[Set task] Check each line of the records below and collect those that include the word "this".

· · ·

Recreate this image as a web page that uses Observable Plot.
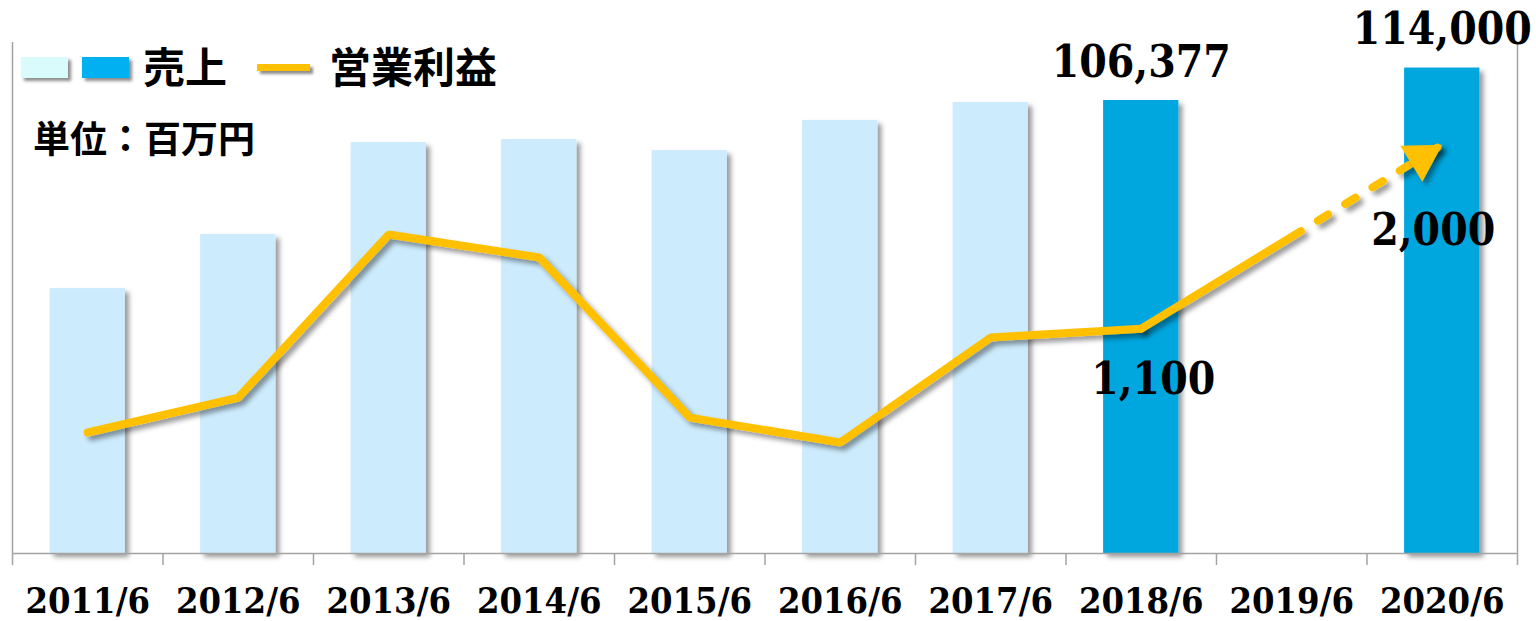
<!DOCTYPE html>
<html><head><meta charset="utf-8">
<script src="https://cdn.jsdelivr.net/npm/d3@7"></script>
<script src="https://cdn.jsdelivr.net/npm/@observablehq/plot@0.6"></script>
<style>
html,body{margin:0;padding:0;background:#fff;}
#wrap{position:relative;width:1536px;height:621px;overflow:hidden;background:#fff;}
#chart{position:absolute;left:0;top:0;}
.lg{position:absolute;font-family:"Noto Sans CJK JP","Noto Sans";font-weight:700;color:#000;line-height:1;white-space:nowrap;}
.sw{position:absolute;box-shadow:3px 3px 3px rgba(0,0,0,0.45);}
</style></head><body>
<div id="wrap"><div id="chart"></div>
<div class="sw" id="sw1" style="left:21px;top:57px;width:47px;height:21px;background:#DAFBFC"></div>
<div class="sw" id="sw2" style="left:82px;top:57px;width:47px;height:21px;background:#00B0F0"></div>
<div class="lg" id="lg1" style="left:143px;top:44px;font-size:42px"></div>
<div class="sw" id="sw3" style="left:257px;top:64px;width:53px;height:7px;background:#FFC000"></div>
<div class="lg" id="lg2" style="left:329px;top:44px;font-size:42px"></div>
<div class="lg" id="lg3" style="left:33px;top:119px;font-size:37px"></div>
</div>
<script>
// ---- data ----
const categories = ["2011/6","2012/6","2013/6","2014/6","2015/6","2016/6","2017/6","2018/6","2019/6","2020/6"];
const sales  = [62200, 74900, 96500, 97200, 94600, 101700, 105900, 106377, null, 114000];
const profit = [592, 763, 1561, 1448, 665, 543, 1057, 1100, null, 2000];
const emphasized = ["2018/6", "2020/6"];
const forecastFrom = "2018/6";
const forecastTo = "2020/6";
const seriesNames = ["売上", "営業利益"];
const unitLabel = "単位：百万円";
const salesMax = 120000;
const profitMax = 2500;

document.getElementById("lg1").textContent = seriesNames[0];
document.getElementById("lg2").textContent = seriesNames[1];
document.getElementById("lg3").textContent = unitLabel;

// ---- layout ----
const W = 1536, H = 621, mL = 12, mR = 19, mT = 42, mB = 68;
const step = (W - mL - mR) / categories.length;
const k = salesMax / profitMax;
const rows = categories.map((c, i) => ({
  cat: c, sales: sales[i], profit: profit[i],
  profitScaled: profit[i] == null ? null : profit[i] * k,
  emph: emphasized.includes(c)
}));
const barRows = rows.filter(d => d.sales != null);
const actualLine = rows.slice(0, categories.indexOf(forecastFrom) + 1);
const forecastLine = rows.filter(d => d.cat === forecastFrom || d.cat === forecastTo);
const tipRow = rows.filter(d => d.cat === forecastTo);
const fromRow = rows.filter(d => d.cat === forecastFrom);
const emphRows = rows.filter(d => d.emph);

const AX = "#A3A3A3";
const serif = "'DejaVu Serif Condensed', 'DejaVu Serif', serif";
const fmt = d3.format(",");

// arrow head geometry (triangle side ~42px, direction of the forecast segment)
const ang = 31.6, side = 42, yy = side / (2 * Math.sqrt(3));
const headR = Math.sqrt(yy * yy * 3 * Math.sqrt(3) / Math.PI);
const rad = ang * Math.PI / 180;

const chart = Plot.plot({
  width: W, height: H,
  marginLeft: mL, marginRight: mR, marginTop: mT, marginBottom: mB,
  style: {background: "#fff", fontStretch: "condensed", overflow: "visible"},
  x: {type: "band", domain: categories, paddingInner: 0.5, paddingOuter: 0.25, align: 0.5, round: false, label: null},
  y: {domain: [0, salesMax], axis: null},
  color: {type: "identity"},
  marks: [
    Plot.barY(barRows, {x: "cat", y: "sales", fill: d => d.emph ? "#00A6DE" : "#CCEBFC"}),
    Plot.ruleY([0], {stroke: AX, strokeWidth: 1.5}),
    Plot.ruleX(categories, {x: d => d, y1: 0, y2: 0, dx: -step / 2, insetBottom: -12, stroke: AX, strokeWidth: 1.5}),
    Plot.ruleX([categories[categories.length - 1]], {x: d => d, y1: 0, y2: 0, dx: step / 2, insetBottom: -12, stroke: AX, strokeWidth: 1.5}),
    Plot.ruleX([categories[0]], {x: d => d, y1: 0, y2: salesMax, dx: -step / 2, stroke: AX, strokeWidth: 1.5}),
    Plot.ruleX([categories[categories.length - 1]], {x: d => d, y1: 0, y2: salesMax, dx: step / 2, stroke: AX, strokeWidth: 1.5}),
    Plot.line(actualLine, {x: "cat", y: "profitScaled", stroke: "#FFC000", strokeWidth: 8, strokeLinejoin: "miter", strokeLinecap: "round"}),
    Plot.line(forecastLine, {x: "cat", y: "profitScaled", stroke: "#FFC000", strokeWidth: 8, strokeLinecap: "round",
      strokeDasharray: "187,20,12,20,12,20,12,20,12,20,12,20,12,40"}),
    Plot.dot(tipRow, {x: "cat", y: "profitScaled", symbol: "triangle", r: headR, rotate: 90 - ang, fill: "#FFC000", stroke: "none",
      dx: -2 * yy * Math.cos(rad), dy: 2 * yy * Math.sin(rad)}),
    Plot.text(emphRows, {x: "cat", y: "sales", text: d => fmt(d.sales), dy: -38, lineAnchor: "middle",
      fontSize: 44, fontWeight: "bold", fontFamily: serif, fill: "#000"}),
    Plot.text(fromRow, {x: "cat", y: "profitScaled", text: d => fmt(d.profit), dx: 12, dy: 51, lineAnchor: "middle",
      fontSize: 44, fontWeight: "bold", fontFamily: serif, fill: "#000"}),
    Plot.text(tipRow, {x: "cat", y: "profitScaled", text: d => fmt(d.profit), dx: -9, dy: 86, lineAnchor: "middle",
      fontSize: 44, fontWeight: "bold", fontFamily: serif, fill: "#000"}),
    Plot.axisX({tickSize: 0, tickPadding: 34, fontSize: 36, fontWeight: "bold", fontFamily: serif, fill: "#000", label: null})
  ]
});

// drop shadows like the original
const svg = d3.select(chart);
const defs = svg.insert("defs", ":first-child");
const f = defs.append("filter").attr("id", "shadow").attr("x", "-20%").attr("y", "-20%").attr("width", "140%").attr("height", "140%");
f.append("feDropShadow").attr("dx", 4).attr("dy", 4).attr("stdDeviation", 2.5).attr("flood-color", "#000").attr("flood-opacity", 0.4);
svg.selectAll('g[aria-label="bar"], g[aria-label="line"], g[aria-label="dot"]').attr("filter", "url(#shadow)");

document.getElementById("chart").appendChild(chart);
</script>
</body></html>
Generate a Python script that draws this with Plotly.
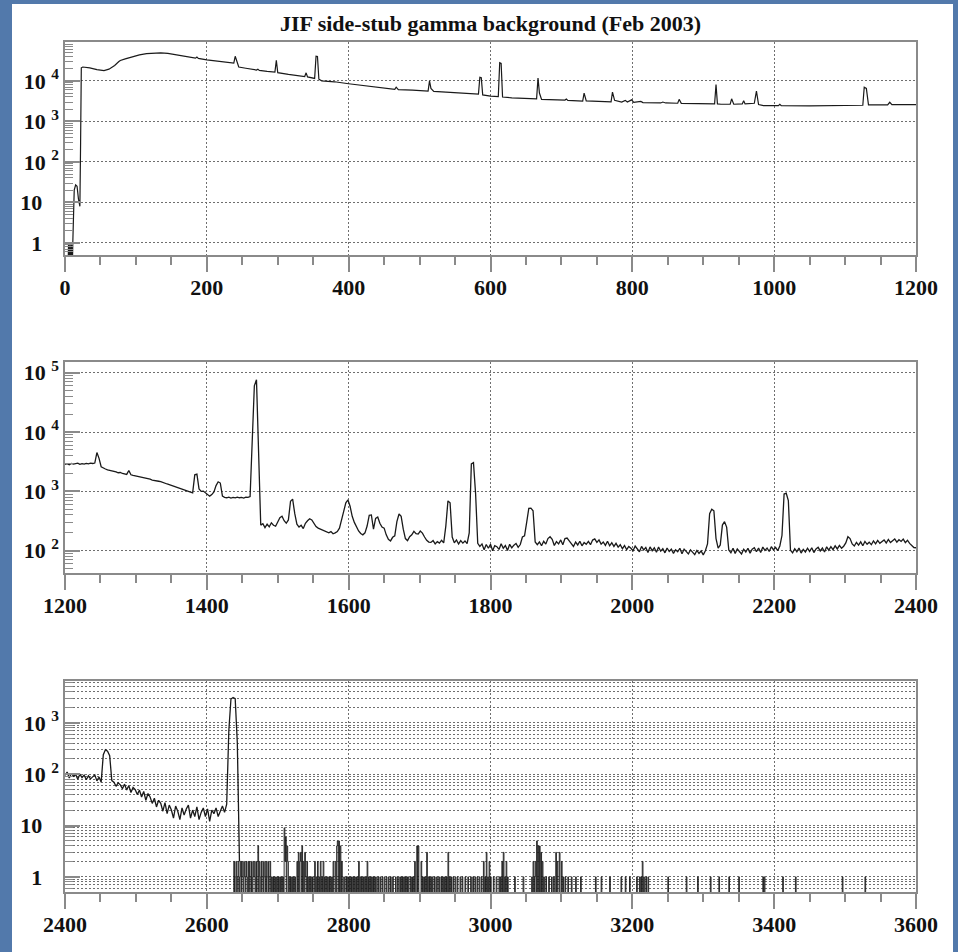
import plotly.graph_objects as go

# ---------------- data ----------------
TITLE = "JIF side-stub gamma background (Feb 2003)"

# Panel 1 : 0 - 1200 keV (knots of the spectrum line)
p1_x = [0, 4, 5, 6, 7, 8, 9, 10, 11, 12, 13, 15, 17, 19, 21, 22, 23, 25, 35, 45, 55, 62, 70, 76, 78, 85, 95, 105, 115, 125,
        135, 145, 160, 175, 184, 186, 188, 200, 215, 230, 238, 240, 242, 245, 255, 270, 272, 274, 285, 296, 298, 300,
        315, 330, 338, 340, 342, 352, 354, 356, 358, 362, 380, 400, 420, 440, 465, 467, 470, 490, 512, 514, 516, 520,
        550, 583, 585, 587, 589, 600, 611, 613, 615, 617, 630, 650, 665, 667, 669, 672, 690, 705, 707, 709, 730, 732,
        735, 750, 770, 772, 775, 785, 790, 793, 799, 802, 812, 815, 840, 843, 847, 864, 866, 869, 890, 916, 918, 920,
        925, 938, 940, 943, 955, 957, 959, 972, 975, 978, 985, 1006, 1008, 1010, 1050, 1100, 1125, 1127, 1130, 1133,
        1160, 1163, 1166, 1200]
p1_y = [0.1, 0.1, 1, 0.1, 1, 0.1, 1, 0.1, 1, 3, 20, 27, 25, 12, 8, 300, 21000, 22000, 21000, 19000, 18000, 19500,
        24000, 30000, 32000, 35000, 40000, 44000, 47000, 49000, 49000, 47500, 43000, 39000, 36500, 39000, 36000, 33000,
        30500, 28500, 27600, 40500, 30000, 22000, 20500, 18500, 19500, 18200, 17200, 16500, 32000, 16000, 14500,
        13500, 12800, 15800, 12500, 11500, 40500, 40000, 11000, 10000, 9500, 8500, 7800, 7000, 6200, 7000, 6100,
        5900, 5600, 10000, 6500, 5500, 5100, 4700, 12300, 12000, 4500, 4200, 4100, 28000, 27000, 4000, 3800, 3700,
        3600, 11800, 5000, 3500, 3400, 3350, 3550, 3300, 3150, 5000, 3200, 3100, 3050, 5300, 3300, 3000, 3300, 3000,
        3400, 2950, 3100, 2900, 2850, 3000, 2850, 2800, 3500, 2780, 2750, 2700, 8100, 2700, 2650, 2650, 3600, 2650,
        2700, 3250, 2700, 2800, 5600, 2600, 2450, 2450, 2650, 2450, 2400, 2420, 2500, 6950, 6500, 2550, 2550, 2960,
        2600, 2600]

# Panel 2 : 1200 - 2400 keV, counts sampled every 3 keV (sample i at 1200 + 3*i)
P2_START, P2_BIN = 1200, 3
p2_counts = [
    2850, 2930, 2800, 2960, 2880, 2900, 2990, 2850, 2940, 2870,
    2960, 2900, 2980, 2950, 3000, 4500, 3600, 2600, 2450, 2380,
    2300, 2270, 2200, 2180, 2130, 2060, 2080, 2000, 1970, 1930,
    2250, 1900, 1860, 1830, 1800, 1740, 1720, 1690, 1650, 1630,
    1600, 1550, 1540, 1500, 1480, 1460, 1400, 1380, 1330, 1300,
    1260, 1230, 1180, 1150, 1120, 1070, 1040, 1010, 990, 960,
    940, 1900, 1950, 1100, 1000, 1010, 940, 860, 830, 880,
    980, 1250, 1450, 1380, 830, 790, 780, 800, 770, 790,
    775, 800, 780, 790, 770, 800, 790, 820, 8000, 60000,
    76000, 3000, 270, 285, 245, 280, 252, 295, 268, 258,
    300, 360, 380, 320, 290, 330, 680, 740, 420, 280,
    250, 268, 236, 290, 320, 345, 330, 295, 255, 240,
    232, 220, 216, 210, 200, 210, 193, 200, 210, 240,
    320, 460, 640, 716, 560, 380, 300, 250, 215, 195,
    185, 200, 260, 395, 400, 230, 350, 370, 290, 250,
    240, 185, 155, 146, 168, 178, 310, 415, 380, 230,
    160, 148, 172, 185, 212, 193, 190, 214, 198, 170,
    150, 140, 138, 148, 130, 142, 134, 150, 135, 260,
    690, 640, 170, 136, 152, 130, 148, 134, 146, 131,
    200, 2900, 3050, 900, 133, 118, 130, 104, 127, 110,
    128, 100, 122, 117, 105, 131, 110, 122, 101, 128,
    112, 124, 132, 114, 127, 170, 178, 300, 515, 520,
    470, 140, 126, 140, 121, 144, 129, 160, 172, 156,
    122, 142, 130, 152, 126, 160, 163, 146, 128, 118,
    140, 125, 144, 121, 137, 128, 143, 126, 151, 158,
    138, 152, 129, 140, 123, 144, 121, 136, 118, 133,
    115, 126, 108, 122, 104, 118, 110, 100, 120, 106,
    96, 118, 103, 113, 93, 116, 100, 112, 94, 115,
    98, 108, 92, 111, 97, 106, 90, 104, 96, 110,
    89, 106, 95, 88, 103, 94, 86, 101, 90, 99,
    85, 100, 130, 420, 500, 470, 160, 110, 125, 270,
    308, 250, 103, 92, 110, 90, 107, 97, 88, 106,
    95, 110, 91, 106, 112, 96, 111, 93, 115, 101,
    111, 97, 117, 103, 114, 100, 120, 180, 900, 930,
    700, 102, 92, 108, 96, 111, 91, 105, 95, 110,
    97, 112, 93, 107, 114, 99, 111, 95, 116, 102,
    117, 104, 121, 107, 123, 110, 119, 135, 172, 160,
    130, 120, 138, 124, 141, 121, 143, 128, 139, 126,
    146, 130, 149, 133, 143, 152, 135, 155, 137, 150,
    158, 139, 153, 143, 157, 137, 150, 133, 124, 113,
    112]

# Panel 3 : 2400 - 2637 keV, counts sampled every 3 keV (sample i at 2400 + 3*i)
P3_START, P3_BIN_C = 2400, 3
p3_counts = [
    95, 110, 84, 104, 91, 99, 80, 100, 86, 96,
    78, 93, 81, 90, 97, 74, 88, 70, 240, 300,
    280, 230, 75, 70, 58, 68, 62, 52, 64, 49,
    60, 44, 55, 50, 40, 49, 36, 46, 31, 42,
    36, 27, 34, 23, 31, 27, 19, 28, 17, 25,
    20, 14, 24, 19, 13, 22, 16, 21, 25, 14,
    20, 15, 23, 13, 18, 22, 15, 21, 12, 20,
    17, 22, 15, 19, 24, 18, 26, 700, 2900, 3100,
    2950, 400, 2]

# Panel 3 : sparse counts above the 2.6 MeV line, 1 keV bins (bin start values)
p3_one_x = [2640, 2643, 2646, 2650, 2653, 2656, 2661, 2665, 2667, 2675, 2678, 2681, 2685, 2688, 2691, 2693, 2695,
            2697, 2699, 2701, 2703, 2705, 2707, 2716, 2718, 2720, 2722, 2724, 2739, 2743, 2745, 2747, 2749, 2754,
            2758, 2762, 2766, 2768, 2770, 2772, 2774, 2776, 2793, 2796, 2798, 2800, 2802, 2804, 2806, 2808, 2810,
            2812, 2816, 2818, 2820, 2822, 2824, 2828, 2830, 2832, 2834, 2836, 2838, 2841, 2844, 2847, 2850, 2853,
            2856, 2859, 2862, 2866, 2869, 2872, 2874, 2876, 2878, 2880, 2882, 2884, 2887, 2889, 2891, 2904, 2906,
            2908, 2912, 2914, 2916, 2918, 2921, 2924, 2927, 2930, 2932, 2934, 2936, 2938, 2942, 2944, 2947, 2950,
            2953, 2957, 2960, 2964, 2968, 2972, 2975, 2978, 2981, 2984, 2987, 2992, 2996, 3000, 3004, 3008, 3012,
            3014, 3020, 3024, 3034, 3046, 3058, 3062, 3075, 3078, 3082, 3086, 3089, 3102, 3105, 3109, 3114, 3120,
            3127, 3148, 3156, 3168, 3184, 3190, 3196, 3206, 3210, 3212, 3216, 3219, 3222, 3250, 3276, 3292, 3310,
            3322, 3336, 3350, 3384, 3386, 3412, 3430, 3496, 3528]
p3_two_x = [2638, 2641, 2644, 2647, 2649, 2652, 2655, 2658, 2660, 2663, 2666, 2669, 2671, 2674, 2677, 2680, 2683,
            2686, 2689, 2710, 2714, 2727, 2731, 2736, 2741, 2752, 2756, 2760, 2764, 2778, 2781, 2790, 2814, 2826,
            2893, 2902, 2990, 2998, 3016, 3022, 3060, 3063, 3073, 3094, 3100, 3214]
p3_tall_x = [2672, 2709, 2711, 2713, 2729, 2732, 2734, 2738, 2783, 2784, 2786, 2788, 2896, 2898, 2910, 2940, 2994,
             3018, 3065, 3067, 3069, 3071, 3092, 3097]
p3_tall_n = [4, 9, 6, 4, 3, 3, 4, 3, 4, 5, 5, 4, 4, 4, 3, 3, 3,
             3, 5, 4, 4, 3, 3, 3]
P3_SPARSE_START = 2637
P3_END = 3600
ZERO_LEVEL = 0.05  # empty bins (log axis cannot show 0), drawn below the axis

x_ranges = [[0, 1200], [1200, 2400], [2400, 3600]]
y_ranges_log = [[-0.30, 4.96], [1.624, 5.185], [-0.30, 3.82]]
y_tickvals = [[1, 10, 100, 1000, 10000], [100, 1000, 10000, 100000], [1, 10, 100, 1000]]

# ---------------- build histograms ----------------
p2_x = [P2_START + P2_BIN * i for i in range(len(p2_counts))]
p3_x = [P3_START + P3_BIN_C * i for i in range(len(p3_counts))]
hits = {}
for x in p3_one_x:
    hits[x] = 1
for x in p3_two_x:
    hits[x] = 2
for x, n in zip(p3_tall_x, p3_tall_n):
    hits[x] = n
h_x = list(range(P3_SPARSE_START, P3_END + 1))
h_y = [hits.get(x, ZERO_LEVEL) for x in h_x]

# ---------------- figure ----------------
W, H = 958, 952
BG = "#5279ab"
LINE = "#1a1a1a"
AX = "#8a8a8a"
GRID = "#6f6f6f"
DASH = "2px,2px"
FONT = "Liberation Serif"
TXT = "#111111"


def px_x(p):
    return p / W


def px_y(p):
    return 1 - p / H


domains_y = [[px_y(255), px_y(42)], [px_y(573), px_y(361.7)], [px_y(892.3), px_y(680.7)]]
dom_x = [px_x(65), px_x(916)]

fig = go.Figure()
fig.add_trace(go.Scatter(x=p1_x, y=p1_y, mode="lines", line=dict(color=LINE, width=1.2),
                         xaxis="x", yaxis="y", showlegend=False))
fig.add_trace(go.Scatter(x=p2_x, y=p2_counts, mode="lines", line=dict(color=LINE, width=1.3),
                         xaxis="x2", yaxis="y2", showlegend=False))
fig.add_trace(go.Scatter(x=p3_x, y=p3_counts, mode="lines", line=dict(color=LINE, width=1.3),
                         xaxis="x3", yaxis="y3", showlegend=False))
fig.add_trace(go.Scatter(x=h_x, y=h_y, mode="lines", line=dict(color=LINE, width=0.9, shape="hv"),
                         xaxis="x3", yaxis="y3", showlegend=False))


def sup_label(v):
    e = len(str(int(v))) - 1
    if e == 0:
        return "1&nbsp;&nbsp;&nbsp;"
    if e == 1:
        return "10&nbsp;&nbsp;&nbsp;"
    return "10 <sup>%d</sup>" % e


layout = dict(
    template="none",
    width=W, height=H, margin=dict(l=0, r=0, t=0, b=0, autoexpand=False),
    paper_bgcolor=BG, plot_bgcolor="white", showlegend=False,
    font=dict(family=FONT, color=TXT),
)
minor_y = [m * 10 ** k for k in range(-1, 6) for m in range(2, 10)]
for i in range(3):
    sx = "" if i == 0 else str(i + 1)
    layout["xaxis" + sx] = dict(
        domain=dom_x, anchor="y" + sx, range=x_ranges[i], type="linear", automargin=False,
        tick0=x_ranges[i][0], dtick=200, ticks="outside", ticklen=15, tickwidth=1.5, tickcolor=AX,
        showline=True, linecolor=AX, linewidth=1.5, mirror=True,
        showgrid=True, gridcolor=GRID, griddash=DASH, gridwidth=1,
        zeroline=False, ticklabelstandoff=-3,
        tickfont=dict(family=FONT, size=22, color=TXT, weight="bold"),
        minor=dict(dtick=50, tick0=0, ticks="outside", ticklen=8, tickwidth=1.5, tickcolor=AX, showgrid=False),
        fixedrange=True,
    )
    layout["yaxis" + sx] = dict(
        domain=domains_y[i], anchor="x" + sx, type="log", range=y_ranges_log[i], automargin=False,
        tickvals=y_tickvals[i], ticktext=[sup_label(v) for v in y_tickvals[i]],
        ticks="inside", ticklen=15, tickwidth=1.5, tickcolor=AX,
        showline=True, linecolor=AX, linewidth=1.5, mirror=True,
        showgrid=True, gridcolor=GRID, griddash=DASH, gridwidth=1,
        zeroline=False,
        tickfont=dict(family=FONT, size=22, color=TXT, weight="bold"),
        minor=dict(tickvals=minor_y, ticks="inside", ticklen=8, tickwidth=1.2, tickcolor=AX,
                   showgrid=(i == 2), gridcolor=GRID, griddash=DASH, gridwidth=1),
        fixedrange=True,
    )

layout["shapes"] = [dict(type="rect", xref="paper", yref="paper", x0=px_x(12), x1=px_x(953), y0=0, y1=px_y(4),
                         fillcolor="white", line=dict(width=0), layer="below")]
layout["annotations"] = [dict(text="<b>" + TITLE + "</b>", xref="paper", yref="paper", x=px_x(490), y=px_y(23),
                              xanchor="center", yanchor="middle", showarrow=False,
                              font=dict(family=FONT, size=22, color=TXT))]
fig.update_layout(**layout)

fig.write_html("out.html", config={"displayModeBar": False},
               post_script="document.body.style.margin='0px';document.body.style.overflow='hidden';")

· · ·

[Finished answer]
Recreate this image as a web page that uses Observable Plot.
Generate a Python script that draws this with Plotly.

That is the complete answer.